Hoffman, Service by Publication under Rule 4.3, 49 Ala. Law. 18 (1988) (emphasis added).

Additionally, in Braley v. Horton, 432 So.2d 463 (Ala. 1983), our supreme court remanded a case to the trial court with specific instructions to determine whether a defendant, who was served by publication, was a resident or nonresident of Alabama. The court pointed out that A.R.Civ. P. 4.3 "authorizes service [by publication] on resident defendants; therefore, whether the defendant was a resident or nonresident defendant is critical." Braley.

Upon remand, the trial court in Braley determined that the defendant was a nonresident of Alabama. Pursuant to this finding, the court held:

"Consequently, the notice of service by publication, pursuant to Rule 4.3(d), ARCP, was not sufficient for the circuit court to acquire jurisdiction of the person. . . ."

Braley.
Similarly, it is this failure to acquire personal jurisdiction over Mr. Gross that renders the judgment against him void. I recognize that our trial courts, after entering divorce decrees, possess continuing jurisdiction over questions of child support. Brown v. Brown, 476 So.2d 114 (Ala.Civ.App. 1985). However, this continuing jurisdiction is continuing subject matter jurisdiction. Brown. Personal jurisdiction is a separate question, and without such jurisdiction the court is powerless. Wells v. Wells, 376 So.2d 750 (Ala.Civ.App. 1979).
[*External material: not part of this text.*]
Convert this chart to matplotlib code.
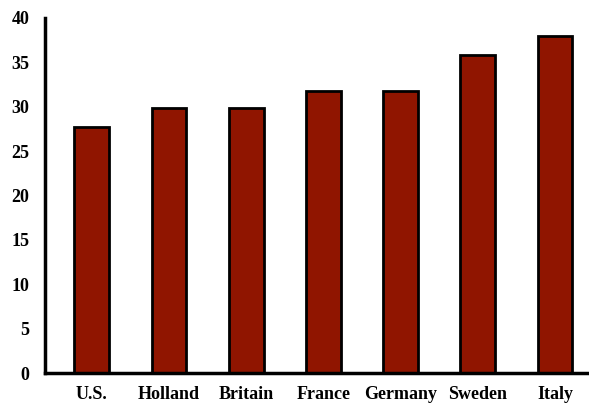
import numpy as np
import matplotlib.pyplot as plt

countries = ['U.S.', 'Holland', 'Britain', 'France', 'Germany', 'Sweden', 'Italy']
values = [27.7, 29.8, 29.8, 31.8, 31.8, 35.8, 37.9]

plt.rcParams['font.family'] = 'Liberation Serif'
plt.rcParams['font.weight'] = 'bold'

fig = plt.figure(figsize=(5.89, 4.05), dpi=100)
ax = fig.add_axes([0.076, 0.079, 0.924, 0.877])

x = np.arange(len(countries))
ax.bar(x, values, width=0.45, color='#901500', edgecolor='black', linewidth=2, zorder=2)

ax.set_xlim(-0.61, 6.44)
ax.set_ylim(0, 40)
ax.set_yticks(np.arange(0, 41, 5))
ax.set_xticks(x)
ax.set_xticklabels(countries)
ax.tick_params(axis='both', length=0, labelsize=13)
ax.tick_params(axis='y', pad=11)
ax.tick_params(axis='x', pad=9)

for s in ['top', 'right']:
    ax.spines[s].set_visible(False)
ax.spines['left'].set_linewidth(2.5)
ax.spines['bottom'].set_linewidth(2.5)

fig.savefig('out.png', dpi=100)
In view of my interpretation of Rules 4.2 and 4.3, as well as the supreme court's holding in Braley, I cannot find that substituted service — specifically, service by publication — provides a mechanism for acquiring personal jurisdiction over a nonresident defendant in an in personam proceeding. In the present case the trial court found the defendant to be in arrears in his child support payments and then modified the child support decree by increasing payments from $70 per month to $500 per month, and this judgment is based on notice by publication. A state court's ability to enter an in personam judgment against a defendant is limited by the due process clause of the fourteenth amendment. Alabama Waterproofing Co. v. Hanby, 431 So.2d 141 (Ala. 1983). I believe that acquiring service in this manner oversteps the limits of constitutional due process. See, Alabama Power Co. v. VSL Corp., 448 So.2d 327 (Ala. 1984).